-- Start --
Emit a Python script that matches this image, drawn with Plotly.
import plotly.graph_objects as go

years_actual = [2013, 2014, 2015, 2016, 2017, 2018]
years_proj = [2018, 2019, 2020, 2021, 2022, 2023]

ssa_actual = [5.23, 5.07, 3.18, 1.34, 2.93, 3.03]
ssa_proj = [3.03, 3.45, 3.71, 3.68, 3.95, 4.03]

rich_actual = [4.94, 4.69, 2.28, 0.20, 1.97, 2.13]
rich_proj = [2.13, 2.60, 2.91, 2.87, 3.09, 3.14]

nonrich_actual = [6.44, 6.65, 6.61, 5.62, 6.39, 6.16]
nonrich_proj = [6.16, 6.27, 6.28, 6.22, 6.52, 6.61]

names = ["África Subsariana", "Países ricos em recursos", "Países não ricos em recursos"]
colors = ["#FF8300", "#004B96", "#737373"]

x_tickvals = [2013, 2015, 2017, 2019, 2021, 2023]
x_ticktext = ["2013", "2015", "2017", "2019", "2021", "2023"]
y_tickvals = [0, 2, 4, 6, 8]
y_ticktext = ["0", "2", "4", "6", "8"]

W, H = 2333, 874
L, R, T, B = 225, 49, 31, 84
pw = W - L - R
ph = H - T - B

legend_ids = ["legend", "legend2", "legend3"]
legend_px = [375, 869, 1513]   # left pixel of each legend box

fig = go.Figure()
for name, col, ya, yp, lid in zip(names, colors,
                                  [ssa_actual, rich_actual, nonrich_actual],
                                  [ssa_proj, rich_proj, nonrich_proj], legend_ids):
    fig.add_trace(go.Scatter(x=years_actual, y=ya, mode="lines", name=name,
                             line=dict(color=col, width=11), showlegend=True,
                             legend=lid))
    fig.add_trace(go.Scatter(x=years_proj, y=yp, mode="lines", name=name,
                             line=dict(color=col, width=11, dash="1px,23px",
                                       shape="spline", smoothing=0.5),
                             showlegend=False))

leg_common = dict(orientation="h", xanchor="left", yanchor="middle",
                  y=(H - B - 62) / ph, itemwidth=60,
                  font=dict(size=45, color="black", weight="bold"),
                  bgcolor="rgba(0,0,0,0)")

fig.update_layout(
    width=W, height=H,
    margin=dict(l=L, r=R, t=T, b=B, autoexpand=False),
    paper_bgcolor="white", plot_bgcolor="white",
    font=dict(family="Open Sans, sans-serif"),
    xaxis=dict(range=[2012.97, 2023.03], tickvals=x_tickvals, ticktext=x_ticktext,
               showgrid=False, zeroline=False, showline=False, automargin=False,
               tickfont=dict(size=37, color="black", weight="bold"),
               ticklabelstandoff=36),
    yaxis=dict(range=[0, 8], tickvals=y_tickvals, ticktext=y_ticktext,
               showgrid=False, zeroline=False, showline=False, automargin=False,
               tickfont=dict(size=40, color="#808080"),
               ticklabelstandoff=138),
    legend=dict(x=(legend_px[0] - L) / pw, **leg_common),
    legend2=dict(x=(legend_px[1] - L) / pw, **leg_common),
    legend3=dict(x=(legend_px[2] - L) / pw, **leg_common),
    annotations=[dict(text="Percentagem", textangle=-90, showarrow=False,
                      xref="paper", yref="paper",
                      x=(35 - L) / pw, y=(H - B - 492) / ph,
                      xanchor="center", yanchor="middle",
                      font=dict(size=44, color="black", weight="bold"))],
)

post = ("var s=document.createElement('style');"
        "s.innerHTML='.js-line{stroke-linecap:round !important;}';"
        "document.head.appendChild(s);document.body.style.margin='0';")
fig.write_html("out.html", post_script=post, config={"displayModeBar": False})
-- End --
Exercise instructions:
Beginning at the first line above, repeat exactly until the line containing "rich_proj = [2.13, 2.60, 2.91, 2.87, 3.09, 3.14]", which is included.

Answer to this task:
Emit a Python script that matches this image, drawn with Plotly.
import plotly.graph_objects as go

years_actual = [2013, 2014, 2015, 2016, 2017, 2018]
years_proj = [2018, 2019, 2020, 2021, 2022, 2023]

ssa_actual = [5.23, 5.07, 3.18, 1.34, 2.93, 3.03]
ssa_proj = [3.03, 3.45, 3.71, 3.68, 3.95, 4.03]

rich_actual = [4.94, 4.69, 2.28, 0.20, 1.97, 2.13]
rich_proj = [2.13, 2.60, 2.91, 2.87, 3.09, 3.14]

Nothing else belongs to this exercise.